The relationship between a special needs parent and their child's school can feel like walking a tightrope. You need the school's cooperation — its teachers, staff, and administrators are with your child for hours every day. But you also need to push back when something isn't working. Doing both at the same time is a real skill, and it's one most parents have to learn on the fly.
This guide is for those moments when something is wrong and you need to address it — without burning bridges or losing momentum.
Start with curiosity, not accusations
Even when you're frustrated, opening a conversation with a question almost always works better than opening with a complaint. Compare these two approaches:
"My son came home upset again. What is going on in that classroom?"
"My son has seemed really distressed after school this week. I wanted to check in — have you noticed anything different going on for him during the day?"
Both express the same concern. But the second invites the teacher into a problem-solving conversation rather than putting them on the defensive. People who feel attacked tend to close down. People who feel like partners tend to open up.
Put things in writing
Phone calls and hallway conversations are easy for schools to forget, misremember, or simply not pass along. Email creates a record. Any time you raise a concern, discuss a change to your child's supports, or follow up on something that was promised, do it in writing — or follow up a verbal conversation with a brief email summarizing what was said.
You don't have to be formal about it. Something as simple as: "Just wanted to follow up on our conversation this morning — my understanding is that you'll be checking in with the aide about the recess situation and getting back to me by Friday. Let me know if I've got that wrong."
This protects you, but it also protects the teacher — everyone knows what was agreed to, and there's no confusion later. Schools generally respond better to parents who communicate clearly and consistently than to those who only reach out when things have escalated.
Know who to talk to — and when to go higher
Not every concern needs to go to the principal's office. A rough week in the classroom is a conversation with the teacher. A pattern that isn't being addressed after several conversations is a conversation with the special education coordinator or administrator. An IEP that isn't being followed is a formal matter that may involve the district.

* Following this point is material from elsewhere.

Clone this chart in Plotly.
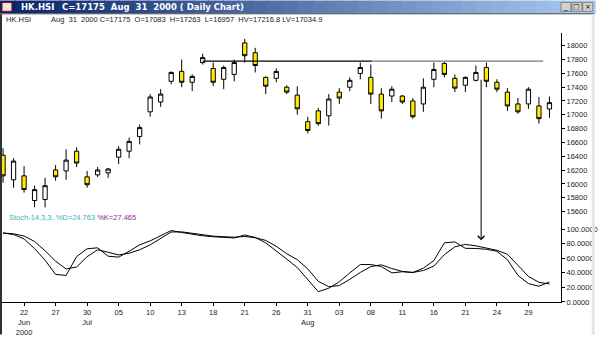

Escalating too quickly can damage relationships unnecessarily. Waiting too long can cost your child months of support they needed. A good rule of thumb: give the classroom teacher one or two genuine attempts to resolve an issue before involving a supervisor — and document each attempt so you have a clear record if you do need to escalate.
Reference the IEP — it's a legal document
If your child has an IEP, the services and accommodations listed in it are not suggestions. They are legally required. If something in the IEP isn't happening — a pull-out service, an accommodation during testing, a specific aide arrangement — you can and should bring that up directly.
Framing it as a question first is still useful: "I noticed the speech sessions have only been happening once a week — the IEP calls for twice weekly. Can you help me understand what's going on?" This gives the school a chance to explain or correct the issue before it becomes adversarial.
If the issue continues after you've raised it, put your concern in writing and address it to the special education director. At that point, you're no longer just raising a concern — you're creating a paper trail that matters if formal dispute resolution ever becomes necessary.
Keep your own records
Schools keep records. You should too. Log every significant conversation — who you spoke with, what was said, what was agreed to, and when. Save emails. Note incidents that your child reports at home. Track whether services listed in the IEP are actually being delivered.
This isn't about building a legal case against the school. It's about having an accurate picture of what's actually happening so you can advocate from a position of clarity rather than frustration. When you walk into a meeting and can say "over the past six weeks, here's what I've documented," the conversation changes. You become someone the school takes seriously, because you clearly take this seriously.
Beetably is designed to make this kind of record-keeping simple — logging school communications, tracking IEP-related notes, and keeping everything searchable in one place so you're always prepared when it matters. You can also read more about how to prepare for IEP meetings specifically if that's coming up for you.
When the relationship breaks down
Sometimes, despite your best efforts, the relationship with a teacher or administrator becomes unworkable. When that happens, it's worth knowing your options: requesting a different classroom placement, asking for a meeting facilitated by a district coordinator, contacting your state's Parent Training and Information Center (PTI), or in serious cases, requesting formal mediation.
These options exist because the system recognizes that parents and schools don't always agree — and that children shouldn't pay the price for that disagreement. Using them isn't a failure. It's advocacy.
You don't have to be an expert to be effective
The most effective school advocates aren't necessarily the ones who know every regulation or can cite IDEA chapter and verse. They're the ones who show up consistently, communicate clearly, keep good records, and refuse to give up on their child.
You already have what it takes. The knowledge builds over time.